Data section:
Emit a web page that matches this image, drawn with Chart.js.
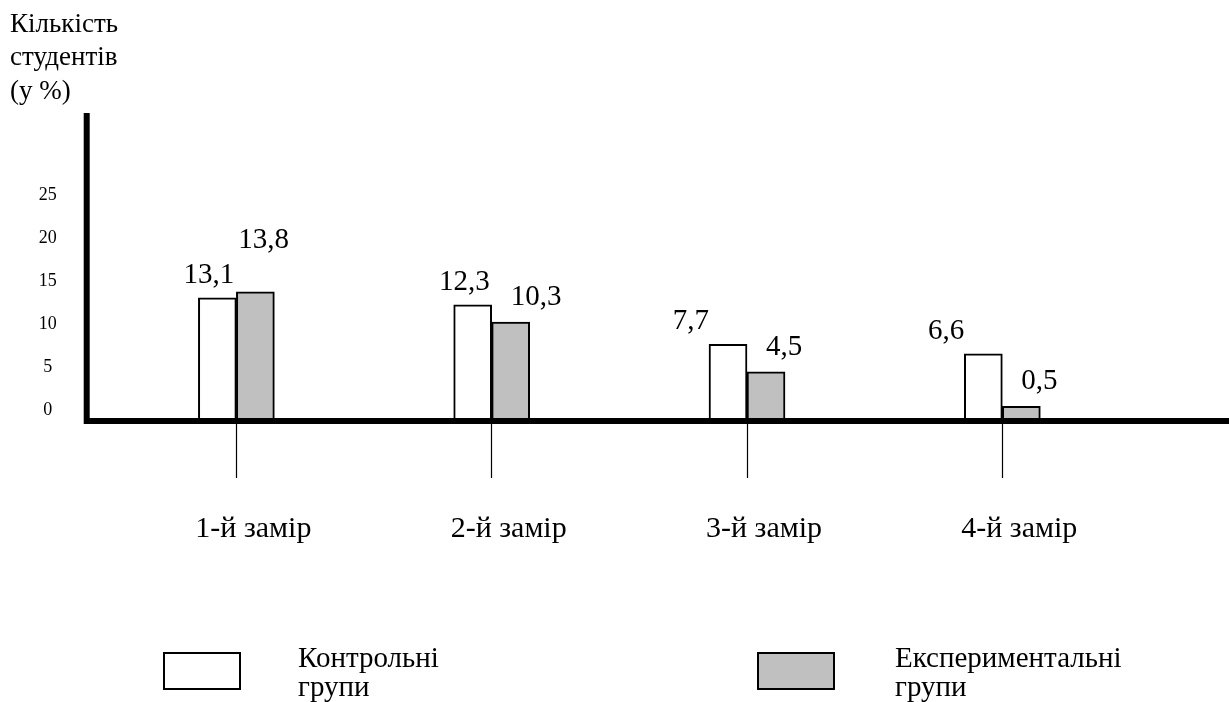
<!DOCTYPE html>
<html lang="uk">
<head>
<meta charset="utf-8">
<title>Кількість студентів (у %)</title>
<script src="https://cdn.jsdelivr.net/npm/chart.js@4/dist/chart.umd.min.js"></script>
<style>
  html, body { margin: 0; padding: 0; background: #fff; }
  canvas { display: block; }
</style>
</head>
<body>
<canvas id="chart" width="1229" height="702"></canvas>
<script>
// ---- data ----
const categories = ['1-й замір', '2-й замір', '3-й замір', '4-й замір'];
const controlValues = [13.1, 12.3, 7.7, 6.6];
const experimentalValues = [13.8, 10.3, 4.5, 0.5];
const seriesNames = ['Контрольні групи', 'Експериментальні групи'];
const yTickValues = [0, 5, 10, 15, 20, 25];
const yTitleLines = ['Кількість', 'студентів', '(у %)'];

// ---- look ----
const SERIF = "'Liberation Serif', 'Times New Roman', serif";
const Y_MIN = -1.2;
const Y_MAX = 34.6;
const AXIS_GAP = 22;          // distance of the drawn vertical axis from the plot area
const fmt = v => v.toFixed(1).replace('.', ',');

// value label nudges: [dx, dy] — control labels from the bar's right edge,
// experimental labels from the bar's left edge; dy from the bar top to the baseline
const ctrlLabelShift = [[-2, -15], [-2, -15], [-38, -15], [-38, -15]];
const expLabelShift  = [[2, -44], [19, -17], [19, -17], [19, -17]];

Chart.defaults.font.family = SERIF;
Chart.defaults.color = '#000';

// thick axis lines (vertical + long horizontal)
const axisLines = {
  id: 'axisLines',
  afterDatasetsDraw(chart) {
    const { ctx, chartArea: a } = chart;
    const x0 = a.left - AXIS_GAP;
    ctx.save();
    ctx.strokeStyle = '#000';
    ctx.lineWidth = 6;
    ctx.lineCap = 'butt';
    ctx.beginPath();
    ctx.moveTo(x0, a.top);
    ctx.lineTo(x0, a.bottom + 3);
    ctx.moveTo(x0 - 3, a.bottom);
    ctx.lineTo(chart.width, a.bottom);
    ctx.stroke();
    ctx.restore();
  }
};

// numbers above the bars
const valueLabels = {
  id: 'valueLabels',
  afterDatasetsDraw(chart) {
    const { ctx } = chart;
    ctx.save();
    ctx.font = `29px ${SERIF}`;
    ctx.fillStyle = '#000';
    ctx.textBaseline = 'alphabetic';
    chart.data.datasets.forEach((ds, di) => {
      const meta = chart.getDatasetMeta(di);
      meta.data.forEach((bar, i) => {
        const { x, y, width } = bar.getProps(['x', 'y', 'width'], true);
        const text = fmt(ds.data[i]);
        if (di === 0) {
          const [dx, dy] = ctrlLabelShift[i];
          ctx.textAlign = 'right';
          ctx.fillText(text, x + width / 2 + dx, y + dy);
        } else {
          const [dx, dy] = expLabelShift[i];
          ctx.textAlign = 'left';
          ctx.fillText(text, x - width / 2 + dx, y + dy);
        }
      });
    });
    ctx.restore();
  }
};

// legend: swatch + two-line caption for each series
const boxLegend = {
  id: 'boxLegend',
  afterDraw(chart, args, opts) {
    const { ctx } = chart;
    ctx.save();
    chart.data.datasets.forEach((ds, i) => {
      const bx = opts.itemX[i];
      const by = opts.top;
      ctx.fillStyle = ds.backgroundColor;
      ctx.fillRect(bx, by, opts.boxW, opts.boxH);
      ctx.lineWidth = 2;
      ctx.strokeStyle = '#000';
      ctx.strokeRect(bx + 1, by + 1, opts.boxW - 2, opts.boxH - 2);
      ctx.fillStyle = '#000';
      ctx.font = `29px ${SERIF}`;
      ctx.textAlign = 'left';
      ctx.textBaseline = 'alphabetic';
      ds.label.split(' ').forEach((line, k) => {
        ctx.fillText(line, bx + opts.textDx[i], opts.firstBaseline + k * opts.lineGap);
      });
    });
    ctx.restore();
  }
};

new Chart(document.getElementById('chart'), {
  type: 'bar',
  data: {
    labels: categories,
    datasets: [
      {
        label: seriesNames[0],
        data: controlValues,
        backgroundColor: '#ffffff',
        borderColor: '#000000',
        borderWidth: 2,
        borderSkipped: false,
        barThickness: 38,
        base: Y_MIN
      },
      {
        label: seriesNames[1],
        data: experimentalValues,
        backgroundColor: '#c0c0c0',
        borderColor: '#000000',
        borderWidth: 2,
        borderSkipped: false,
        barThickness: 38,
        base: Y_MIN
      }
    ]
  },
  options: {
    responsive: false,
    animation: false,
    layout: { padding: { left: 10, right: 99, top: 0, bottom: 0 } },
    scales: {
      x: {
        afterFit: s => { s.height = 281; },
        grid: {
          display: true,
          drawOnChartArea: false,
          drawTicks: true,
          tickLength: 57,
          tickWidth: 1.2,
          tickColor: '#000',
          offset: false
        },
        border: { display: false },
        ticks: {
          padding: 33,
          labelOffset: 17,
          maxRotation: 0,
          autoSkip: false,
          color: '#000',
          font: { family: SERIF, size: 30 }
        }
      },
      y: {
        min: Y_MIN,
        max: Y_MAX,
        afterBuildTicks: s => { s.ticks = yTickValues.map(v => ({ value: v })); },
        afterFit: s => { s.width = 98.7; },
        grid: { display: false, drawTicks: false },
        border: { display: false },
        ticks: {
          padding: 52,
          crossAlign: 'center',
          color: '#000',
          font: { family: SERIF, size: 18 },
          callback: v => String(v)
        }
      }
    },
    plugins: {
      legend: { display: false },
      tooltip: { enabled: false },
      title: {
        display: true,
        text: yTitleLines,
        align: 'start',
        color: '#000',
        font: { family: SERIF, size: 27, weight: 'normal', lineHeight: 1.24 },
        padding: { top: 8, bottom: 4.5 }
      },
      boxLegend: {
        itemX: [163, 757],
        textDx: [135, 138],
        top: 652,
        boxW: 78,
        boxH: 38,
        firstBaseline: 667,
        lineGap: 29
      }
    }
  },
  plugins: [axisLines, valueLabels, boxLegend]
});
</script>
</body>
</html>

What the task requires:
Omit the pictures and output all of the other material exactly.

Solution to this problem:
Emit a web page that matches this image, drawn with Chart.js.
<!DOCTYPE html>
<html lang="uk">
<head>
<meta charset="utf-8">
<title>Кількість студентів (у %)</title>
<script src="https://cdn.jsdelivr.net/npm/chart.js@4/dist/chart.umd.min.js"></script>
<style>
  html, body { margin: 0; padding: 0; background: #fff; }
  canvas { display: block; }
</style>
</head>
<body>
<canvas id="chart" width="1229" height="702"></canvas>
<script>
// ---- data ----
const categories = ['1-й замір', '2-й замір', '3-й замір', '4-й замір'];
const controlValues = [13.1, 12.3, 7.7, 6.6];
const experimentalValues = [13.8, 10.3, 4.5, 0.5];
const seriesNames = ['Контрольні групи', 'Експериментальні групи'];
const yTickValues = [0, 5, 10, 15, 20, 25];
const yTitleLines = ['Кількість', 'студентів', '(у %)'];

// ---- look ----
const SERIF = "'Liberation Serif', 'Times New Roman', serif";
const Y_MIN = -1.2;
const Y_MAX = 34.6;
const AXIS_GAP = 22;          // distance of the drawn vertical axis from the plot area
const fmt = v => v.toFixed(1).replace('.', ',');

// value label nudges: [dx, dy] — control labels from the bar's right edge,
// experimental labels from the bar's left edge; dy from the bar top to the baseline
const ctrlLabelShift = [[-2, -15], [-2, -15], [-38, -15], [-38, -15]];
const expLabelShift  = [[2, -44], [19, -17], [19, -17], [19, -17]];

Chart.defaults.font.family = SERIF;
Chart.defaults.color = '#000';

// thick axis lines (vertical + long horizontal)
const axisLines = {
  id: 'axisLines',
  afterDatasetsDraw(chart) {
    const { ctx, chartArea: a } = chart;
    const x0 = a.left - AXIS_GAP;
    ctx.save();
    ctx.strokeStyle = '#000';
    ctx.lineWidth = 6;
    ctx.lineCap = 'butt';
    ctx.beginPath();
    ctx.moveTo(x0, a.top);
    ctx.lineTo(x0, a.bottom + 3);
    ctx.moveTo(x0 - 3, a.bottom);
    ctx.lineTo(chart.width, a.bottom);
    ctx.stroke();
    ctx.restore();
  }
};

// numbers above the bars
const valueLabels = {
  id: 'valueLabels',
  afterDatasetsDraw(chart) {
    const { ctx } = chart;
    ctx.save();
    ctx.font = `29px ${SERIF}`;
    ctx.fillStyle = '#000';
    ctx.textBaseline = 'alphabetic';
    chart.data.datasets.forEach((ds, di) => {
      const meta = chart.getDatasetMeta(di);
      meta.data.forEach((bar, i) => {
        const { x, y, width } = bar.getProps(['x', 'y', 'width'], true);
        const text = fmt(ds.data[i]);
        if (di === 0) {
          const [dx, dy] = ctrlLabelShift[i];
          ctx.textAlign = 'right';
          ctx.fillText(text, x + width / 2 + dx, y + dy);
        } else {
          const [dx, dy] = expLabelShift[i];
          ctx.textAlign = 'left';
          ctx.fillText(text, x - width / 2 + dx, y + dy);
        }
      });
    });
    ctx.restore();
  }
};

// legend: swatch + two-line caption for each series
const boxLegend = {
  id: 'boxLegend',
  afterDraw(chart, args, opts) {
    const { ctx } = chart;
    ctx.save();
    chart.data.datasets.forEach((ds, i) => {
      const bx = opts.itemX[i];
      const by = opts.top;
      ctx.fillStyle = ds.backgroundColor;
      ctx.fillRect(bx, by, opts.boxW, opts.boxH);
      ctx.lineWidth = 2;
      ctx.strokeStyle = '#000';
      ctx.strokeRect(bx + 1, by + 1, opts.boxW - 2, opts.boxH - 2);
      ctx.fillStyle = '#000';
      ctx.font = `29px ${SERIF}`;
      ctx.textAlign = 'left';
      ctx.textBaseline = 'alphabetic';
      ds.label.split(' ').forEach((line, k) => {
        ctx.fillText(line, bx + opts.textDx[i], opts.firstBaseline + k * opts.lineGap);
      });
    });
    ctx.restore();
  }
};

new Chart(document.getElementById('chart'), {
  type: 'bar',
  data: {
    labels: categories,
    datasets: [
      {
        label: seriesNames[0],
        data: controlValues,
        backgroundColor: '#ffffff',
        borderColor: '#000000',
        borderWidth: 2,
        borderSkipped: false,
        barThickness: 38,
        base: Y_MIN
      },
      {
        label: seriesNames[1],
        data: experimentalValues,
        backgroundColor: '#c0c0c0',
        borderColor: '#000000',
        borderWidth: 2,
        borderSkipped: false,
        barThickness: 38,
        base: Y_MIN
      }
    ]
  },
  options: {
    responsive: false,
    animation: false,
    layout: { padding: { left: 10, right: 99, top: 0, bottom: 0 } },
    scales: {
      x: {
        afterFit: s => { s.height = 281; },
        grid: {
          display: true,
          drawOnChartArea: false,
          drawTicks: true,
          tickLength: 57,
          tickWidth: 1.2,
          tickColor: '#000',
          offset: false
        },
        border: { display: false },
        ticks: {
          padding: 33,
          labelOffset: 17,
          maxRotation: 0,
          autoSkip: false,
          color: '#000',
          font: { family: SERIF, size: 30 }
        }
      },
      y: {
        min: Y_MIN,
        max: Y_MAX,
        afterBuildTicks: s => { s.ticks = yTickValues.map(v => ({ value: v })); },
        afterFit: s => { s.width = 98.7; },
        grid: { display: false, drawTicks: false },
        border: { display: false },
        ticks: {
          padding: 52,
          crossAlign: 'center',
          color: '#000',
          font: { family: SERIF, size: 18 },
          callback: v => String(v)
        }
      }
    },
    plugins: {
      legend: { display: false },
      tooltip: { enabled: false },
      title: {
        display: true,
        text: yTitleLines,
        align: 'start',
        color: '#000',
        font: { family: SERIF, size: 27, weight: 'normal', lineHeight: 1.24 },
        padding: { top: 8, bottom: 4.5 }
      },
      boxLegend: {
        itemX: [163, 757],
        textDx: [135, 138],
        top: 652,
        boxW: 78,
        boxH: 38,
        firstBaseline: 667,
        lineGap: 29
      }
    }
  },
  plugins: [axisLines, valueLabels, boxLegend]
});
</script>
</body>
</html>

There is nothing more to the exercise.